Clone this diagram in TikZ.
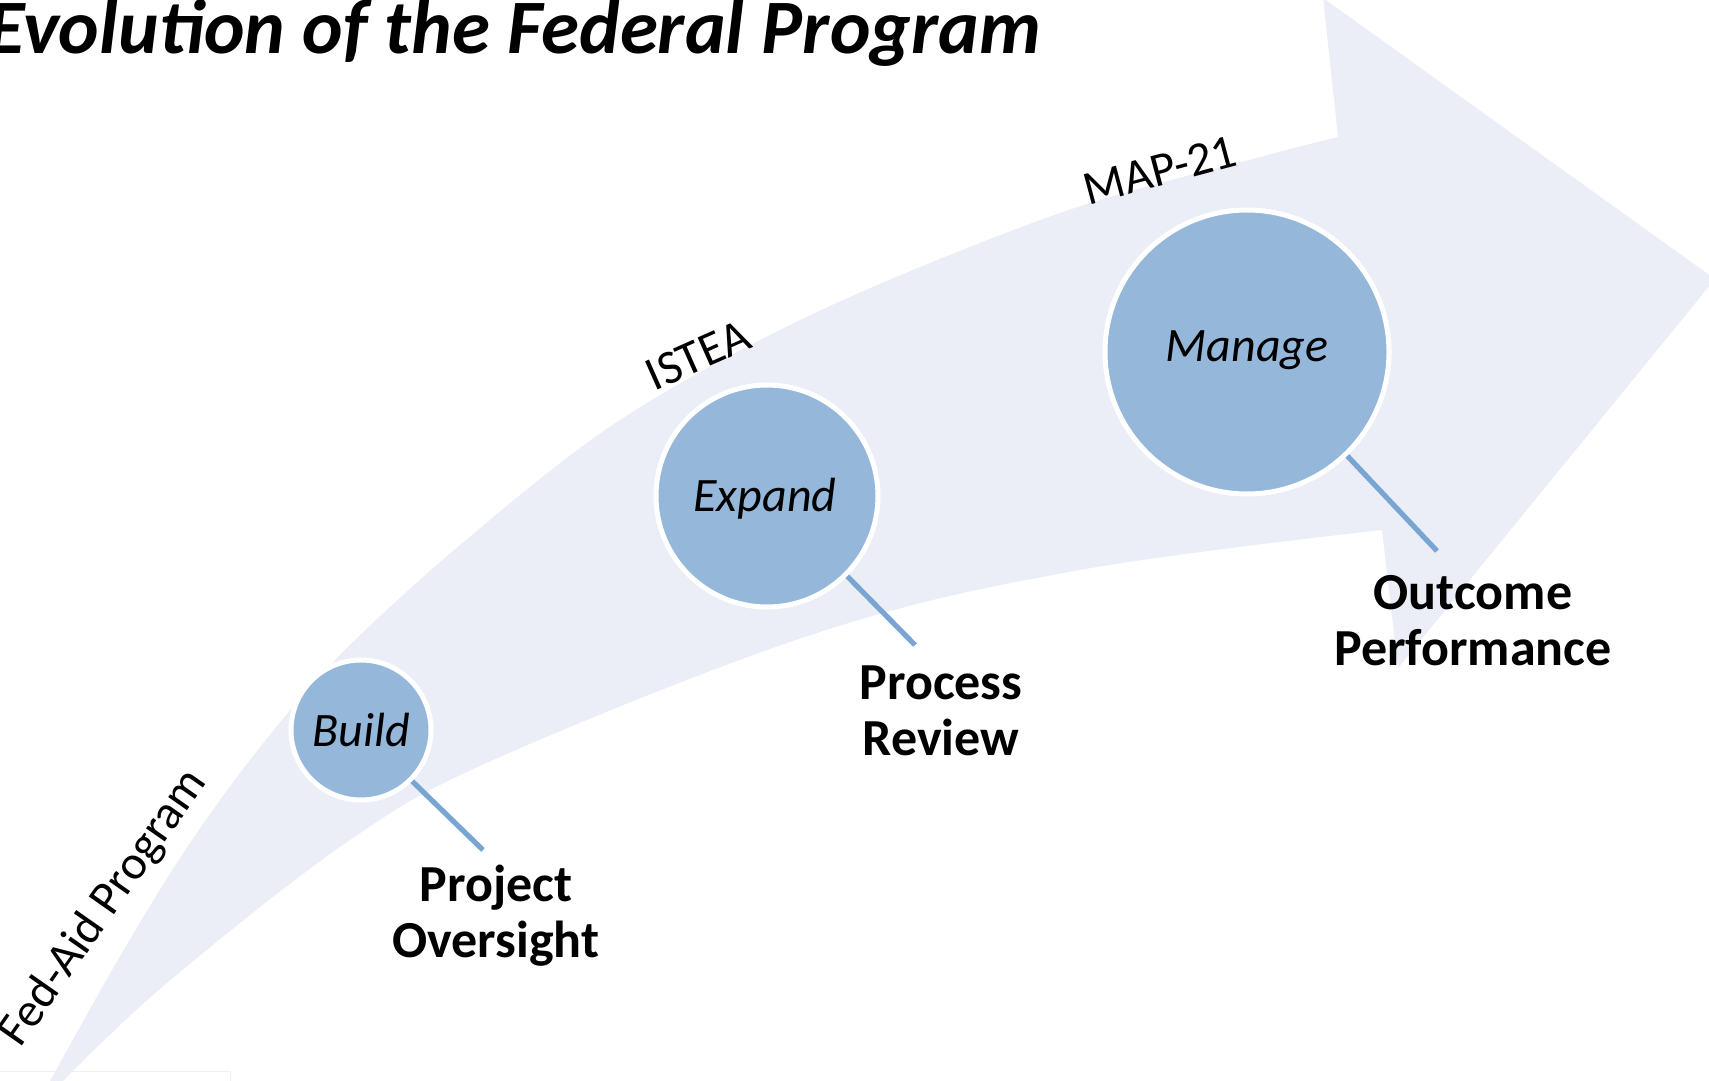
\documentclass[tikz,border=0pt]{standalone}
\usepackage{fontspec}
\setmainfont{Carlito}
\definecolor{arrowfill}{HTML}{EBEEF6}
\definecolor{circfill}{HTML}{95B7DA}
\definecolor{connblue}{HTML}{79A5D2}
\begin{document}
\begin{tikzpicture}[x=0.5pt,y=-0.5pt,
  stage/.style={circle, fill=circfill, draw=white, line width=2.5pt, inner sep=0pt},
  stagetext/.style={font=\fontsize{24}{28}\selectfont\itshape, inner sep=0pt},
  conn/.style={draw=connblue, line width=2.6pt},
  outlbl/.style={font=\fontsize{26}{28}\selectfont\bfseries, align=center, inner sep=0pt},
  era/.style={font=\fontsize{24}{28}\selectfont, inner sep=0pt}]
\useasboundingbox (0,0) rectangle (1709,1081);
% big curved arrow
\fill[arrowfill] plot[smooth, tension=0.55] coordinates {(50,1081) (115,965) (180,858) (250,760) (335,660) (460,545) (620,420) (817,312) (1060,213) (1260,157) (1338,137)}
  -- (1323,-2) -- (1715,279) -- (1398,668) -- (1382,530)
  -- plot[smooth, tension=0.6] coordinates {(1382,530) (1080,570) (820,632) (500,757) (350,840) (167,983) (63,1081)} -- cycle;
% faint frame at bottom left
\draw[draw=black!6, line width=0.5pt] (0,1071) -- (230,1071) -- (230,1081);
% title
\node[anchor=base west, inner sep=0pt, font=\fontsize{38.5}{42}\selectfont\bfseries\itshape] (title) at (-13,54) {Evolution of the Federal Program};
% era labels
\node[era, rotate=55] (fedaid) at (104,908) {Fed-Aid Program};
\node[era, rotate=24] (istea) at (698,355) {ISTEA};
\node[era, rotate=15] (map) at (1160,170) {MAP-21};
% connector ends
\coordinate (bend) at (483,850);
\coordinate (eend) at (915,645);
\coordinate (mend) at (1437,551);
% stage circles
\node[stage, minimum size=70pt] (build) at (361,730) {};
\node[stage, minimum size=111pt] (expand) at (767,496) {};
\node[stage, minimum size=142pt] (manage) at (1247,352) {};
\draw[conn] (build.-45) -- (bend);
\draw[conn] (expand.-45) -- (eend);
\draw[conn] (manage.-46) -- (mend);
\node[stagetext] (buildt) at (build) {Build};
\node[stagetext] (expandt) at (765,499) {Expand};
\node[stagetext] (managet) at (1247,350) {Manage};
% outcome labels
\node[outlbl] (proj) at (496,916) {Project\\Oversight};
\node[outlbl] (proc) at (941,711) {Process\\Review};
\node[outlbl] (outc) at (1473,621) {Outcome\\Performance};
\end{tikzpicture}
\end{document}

WHAT THE TASK REQUIRES:
Retype the data above exactly; pictures are not part of the copy.

RESULT OF THE EXERCISE:
Clone this diagram in TikZ.
\documentclass[tikz,border=0pt]{standalone}
\usepackage{fontspec}
\setmainfont{Carlito}
\definecolor{arrowfill}{HTML}{EBEEF6}
\definecolor{circfill}{HTML}{95B7DA}
\definecolor{connblue}{HTML}{79A5D2}
\begin{document}
\begin{tikzpicture}[x=0.5pt,y=-0.5pt,
  stage/.style={circle, fill=circfill, draw=white, line width=2.5pt, inner sep=0pt},
  stagetext/.style={font=\fontsize{24}{28}\selectfont\itshape, inner sep=0pt},
  conn/.style={draw=connblue, line width=2.6pt},
  outlbl/.style={font=\fontsize{26}{28}\selectfont\bfseries, align=center, inner sep=0pt},
  era/.style={font=\fontsize{24}{28}\selectfont, inner sep=0pt}]
\useasboundingbox (0,0) rectangle (1709,1081);
% big curved arrow
\fill[arrowfill] plot[smooth, tension=0.55] coordinates {(50,1081) (115,965) (180,858) (250,760) (335,660) (460,545) (620,420) (817,312) (1060,213) (1260,157) (1338,137)}
  -- (1323,-2) -- (1715,279) -- (1398,668) -- (1382,530)
  -- plot[smooth, tension=0.6] coordinates {(1382,530) (1080,570) (820,632) (500,757) (350,840) (167,983) (63,1081)} -- cycle;
% faint frame at bottom left
\draw[draw=black!6, line width=0.5pt] (0,1071) -- (230,1071) -- (230,1081);
% title
\node[anchor=base west, inner sep=0pt, font=\fontsize{38.5}{42}\selectfont\bfseries\itshape] (title) at (-13,54) {Evolution of the Federal Program};
% era labels
\node[era, rotate=55] (fedaid) at (104,908) {Fed-Aid Program};
\node[era, rotate=24] (istea) at (698,355) {ISTEA};
\node[era, rotate=15] (map) at (1160,170) {MAP-21};
% connector ends
\coordinate (bend) at (483,850);
\coordinate (eend) at (915,645);
\coordinate (mend) at (1437,551);
% stage circles
\node[stage, minimum size=70pt] (build) at (361,730) {};
\node[stage, minimum size=111pt] (expand) at (767,496) {};
\node[stage, minimum size=142pt] (manage) at (1247,352) {};
\draw[conn] (build.-45) -- (bend);
\draw[conn] (expand.-45) -- (eend);
\draw[conn] (manage.-46) -- (mend);
\node[stagetext] (buildt) at (build) {Build};
\node[stagetext] (expandt) at (765,499) {Expand};
\node[stagetext] (managet) at (1247,350) {Manage};
% outcome labels
\node[outlbl] (proj) at (496,916) {Project\\Oversight};
\node[outlbl] (proc) at (941,711) {Process\\Review};
\node[outlbl] (outc) at (1473,621) {Outcome\\Performance};
\end{tikzpicture}
\end{document}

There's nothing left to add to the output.